Structural Challenges Undermine Forex Stability

The report identifies several systemic issues that continue to strain Pakistan’s foreign exchange reserves, including:

  • Overdependence on textiles in the export sector
  • Persistent trade imbalances
  • Increasing imports of consumer goods
  • A sharply depreciating rupee

These factors collectively contributed to a sharp fall in forex reserves, from $23.5 billion in 2016 to just $11.3 billion in 2023—barely enough to cover three weeks of imports.

Policy tools like the Roshan Digital Account (RDA) and Naya Pakistan Certificates (NPCs) have played a role in attracting remittances and investment.

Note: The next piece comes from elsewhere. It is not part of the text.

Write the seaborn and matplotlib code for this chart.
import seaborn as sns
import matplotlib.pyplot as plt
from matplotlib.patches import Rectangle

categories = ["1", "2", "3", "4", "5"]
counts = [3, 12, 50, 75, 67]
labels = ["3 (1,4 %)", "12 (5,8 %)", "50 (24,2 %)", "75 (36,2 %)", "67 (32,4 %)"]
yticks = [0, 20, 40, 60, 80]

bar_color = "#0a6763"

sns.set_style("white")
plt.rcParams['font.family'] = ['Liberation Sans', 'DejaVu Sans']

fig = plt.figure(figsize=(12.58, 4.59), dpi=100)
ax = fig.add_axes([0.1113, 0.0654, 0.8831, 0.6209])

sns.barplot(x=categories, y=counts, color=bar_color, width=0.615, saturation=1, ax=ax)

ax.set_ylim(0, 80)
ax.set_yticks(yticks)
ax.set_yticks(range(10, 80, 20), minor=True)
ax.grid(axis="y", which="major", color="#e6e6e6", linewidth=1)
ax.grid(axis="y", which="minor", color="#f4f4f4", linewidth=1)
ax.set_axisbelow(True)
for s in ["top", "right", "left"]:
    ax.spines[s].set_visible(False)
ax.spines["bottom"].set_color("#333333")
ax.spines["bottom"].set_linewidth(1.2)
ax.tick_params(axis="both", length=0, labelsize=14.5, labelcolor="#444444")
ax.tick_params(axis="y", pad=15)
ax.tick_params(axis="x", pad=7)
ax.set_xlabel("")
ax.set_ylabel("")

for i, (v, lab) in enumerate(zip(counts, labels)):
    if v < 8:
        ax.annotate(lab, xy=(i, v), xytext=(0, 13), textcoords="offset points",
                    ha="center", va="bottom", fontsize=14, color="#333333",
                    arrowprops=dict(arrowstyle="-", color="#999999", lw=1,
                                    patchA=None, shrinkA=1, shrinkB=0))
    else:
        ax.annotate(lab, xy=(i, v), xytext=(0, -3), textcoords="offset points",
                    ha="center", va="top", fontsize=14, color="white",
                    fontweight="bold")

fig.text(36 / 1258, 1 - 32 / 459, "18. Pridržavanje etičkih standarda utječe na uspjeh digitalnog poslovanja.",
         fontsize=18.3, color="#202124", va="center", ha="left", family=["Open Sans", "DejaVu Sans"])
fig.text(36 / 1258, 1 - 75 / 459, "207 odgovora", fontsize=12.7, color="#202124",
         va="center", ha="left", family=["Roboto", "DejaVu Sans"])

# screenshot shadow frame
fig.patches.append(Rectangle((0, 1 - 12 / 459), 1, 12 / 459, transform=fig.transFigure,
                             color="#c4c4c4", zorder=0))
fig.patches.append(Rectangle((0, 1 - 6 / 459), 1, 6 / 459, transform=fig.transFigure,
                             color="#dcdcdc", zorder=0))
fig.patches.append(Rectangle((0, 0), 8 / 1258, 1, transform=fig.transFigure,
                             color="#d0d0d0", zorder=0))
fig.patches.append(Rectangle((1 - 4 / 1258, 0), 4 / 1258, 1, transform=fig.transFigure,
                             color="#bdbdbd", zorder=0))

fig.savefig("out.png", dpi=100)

However, their influence has remained “largely concentrated in sectors like real estate and has not significantly contributed to industrial or agricultural productivity,” the report notes.

Recommendations to Boost Economic Resilience

To enhance remittance utility and strengthen reserve management, PRAC has put forward a set of actionable reforms:

  • Reduce remittance transfer fees to incentivize formal channels
  • Adjust NPC yields in alignment with domestic interest rates
  • Redirect RDA inflows to priority sectors like special economic zones (SEZs) and agro-processing industries
  • Simplify regulations on corporate foreign currency accounts
  • Adopt a managed-float or “peg-and-revalue” exchange rate regime linked to the Real Effective Exchange Rate (REER) to minimize volatility

While remittances offer some cushion, the report warns that they are “insufficient as a standalone buffer” against economic shocks such as oil price spikes and political instability. The inconsistent shift between fixed and floating exchange rate systems has further eroded economic predictability.

The country has alternated between fixed and floating exchange rate systems, contributing to significant depreciation in recent years. This depreciation has exacerbated trade deficits, inflated import costs, and weakened economic stability,” the report states.